The Windows 8 Problem

Microsoft is in the news again this week for finally admitting that Windows 8 has not been a runaway success with users; sales have been poor and complaints about the new interface are plentiful. The blame seems to lie clearly with not-Metro, the new tile based, tablet-friendly interface that was the flagship feature of the new OS - crafted to closely identify with the Xbox and Windows Phone interfaces.

Are there things that we can do to improve the experience?
— Tami Reller

Asside from some reasonable questions about the suitability for a touch-centric interface on a desktop or laptop machine, and ignoring potential compromises made in the attempt to provide a single unified OS for all devices I believe the real clichéd devil in Windows 8 is indeed in the details.

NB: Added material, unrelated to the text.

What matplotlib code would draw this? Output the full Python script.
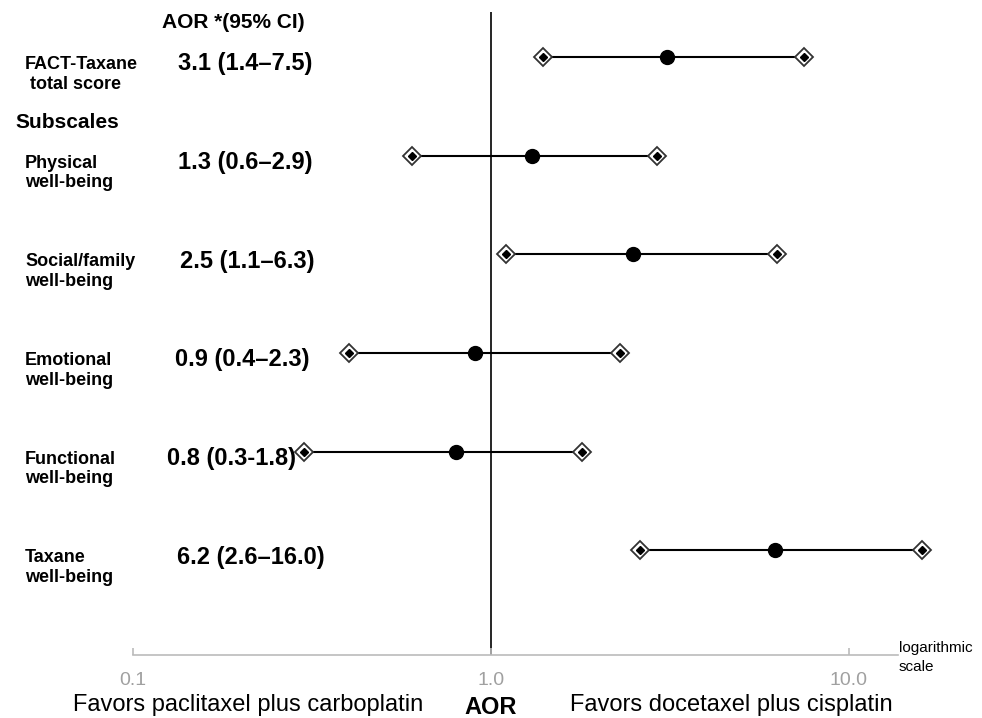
import matplotlib.pyplot as plt
import matplotlib.transforms as mtransforms

plt.rcParams['font.family'] = ['Liberation Sans', 'DejaVu Sans']

# data
labels = ['FACT-Taxane\n total score', 'Physical\nwell-being', 'Social/family\nwell-being',
          'Emotional\nwell-being', 'Functional\nwell-being', 'Taxane\nwell-being']
aor = [3.1, 1.3, 2.5, 0.9, 0.8, 6.2]
ci_low = [1.4, 0.6, 1.1, 0.4, 0.3, 2.6]
ci_high = [7.5, 2.9, 6.3, 2.3, 1.8, 16.0]
ci_text = ['3.1 (1.4–7.5)', '1.3 (0.6–2.9)', '2.5 (1.1–6.3)',
           '0.9 (0.4–2.3)', '0.8 (0.3-1.8)', '6.2 (2.6–16.0)']
tick_vals = [0.1, 1.0, 10.0]
tick_labels = ['0.1', '1.0', '10.0']

W, H = 982, 718
# 1.0 sits at x=491 px, one decade = 358 px
one_px, dec_px = 491, 358
ax_l, ax_r, ax_t, ax_b = 133, 898, 12, 655
fig = plt.figure(figsize=(W / 100, H / 100), dpi=100)
ax = fig.add_axes([ax_l / W, (H - ax_b) / H, (ax_r - ax_l) / W, (ax_b - ax_t) / H])

ax.set_xscale('log')
ax.set_xlim(10 ** ((ax_l - one_px) / dec_px), 10 ** ((ax_r - one_px) / dec_px))
ax.set_ylim(6.06, -0.456)

rows = list(range(len(aor)))
for i in rows:
    ax.plot([ci_low[i], ci_high[i]], [i, i], color='black', lw=1.5, zorder=2, clip_on=False)
    ax.plot([ci_low[i], ci_high[i]], [i, i], ls='none', marker='D', ms=9.5,
            mfc='white', mec='#333333', mew=1.3, zorder=3, clip_on=False)
    ax.plot([ci_low[i], ci_high[i]], [i, i], ls='none', marker='D', ms=4.5,
            mfc='black', mec='black', zorder=4, clip_on=False)
ax.plot(aor, rows, ls='none', marker='o', ms=10, color='black', zorder=5)

ax.axvline(1.0, color='black', lw=1.2, zorder=1)

for s in ['top', 'right', 'left']:
    ax.spines[s].set_visible(False)
ax.spines['bottom'].set_color('#bbbbbb')
ax.spines['bottom'].set_linewidth(1.2)
ax.set_yticks([])
ax.set_xticks(tick_vals)
ax.set_xticklabels(tick_labels)
ax.xaxis.set_minor_locator(plt.NullLocator())
ax.tick_params(axis='x', direction='in', length=5, color='#bbbbbb', width=1.2,
               labelsize=14, labelcolor='#a0a0a0', pad=12)

tr = mtransforms.blended_transform_factory(fig.transFigure, ax.transData)
for i, lab in enumerate(labels):
    ax.text(25 / W, i - 0.01, lab, transform=tr, fontsize=13, fontweight='bold',
            va='top', ha='left', linespacing=1.2)
val_x = [178, 178, 180, 175, 167, 177]
for i, t in enumerate(ci_text):
    ax.text(val_x[i] / W, i + 0.07, t, transform=tr, fontsize=17, fontweight='bold',
            va='center', ha='left')

fig.text(162 / W, 1 - 22 / H, 'AOR *(95% CI)', fontsize=15, fontweight='bold', va='center')
fig.text(15 / W, 1 - 122 / H, 'Subscales', fontsize=15, fontweight='bold', va='center')
fig.text(899 / W, 1 - 648 / H, 'logarithmic', fontsize=11, va='center')
fig.text(899 / W, 1 - 667 / H, 'scale', fontsize=11, va='center')
fig.text(73 / W, 1 - 705 / H, 'Favors paclitaxel plus carboplatin', fontsize=17, va='center')
fig.text(491 / W, 1 - 707 / H, 'AOR', fontsize=17, fontweight='bold', va='center', ha='center')
fig.text(570 / W, 1 - 705 / H, 'Favors docetaxel plus cisplatin', fontsize=17, va='center')

fig.savefig('out.png', dpi=100)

Identified as a primary concern is the Windows 8 learning curve:

There is a learning curve and we can work to address that.

This is a direct result of poor attention to detail and bad interface design. The big, colourful square tiles are not to blame at all here. The culprits are details like undiscoverable, obtuse gestures that are sometimes awkward to execute and incomplete settings and options in the tile interface requiring unnecessary interaction with the classic desktop. Windows 8 is failing because it simply is not easy enough to use. That's not so suggest that Windows 7, Linux or OS X are free of these kinds of problems. They do however have the benefit of a couple of decades where they exemplified the consumer computer interface paradigm and were sufficiently simple, once you grasped the fundamentals, that you could generally figure out how to access almost any function.

The introduction of touch interfaces was a pretty big deal. There were touch sensitive Windows machines available before the iPhone and the iPad but the gesture based interface was really something that Apple championed, and did so with widespread adverts and demonstrations showing the operation of the interface and paid a lot of attention to making the gestures predictable. On the other hand, the very moment a user is about to interact with the Surface in Microsoft's original promotional video the ad abruptly ends. You never even see any meaningful interaction beyond swiping through the tiles on the Start Screen.

I think Microsoft got so wrapped up in their fervent hype that the hype became more important than the real goal: a high quality user experience.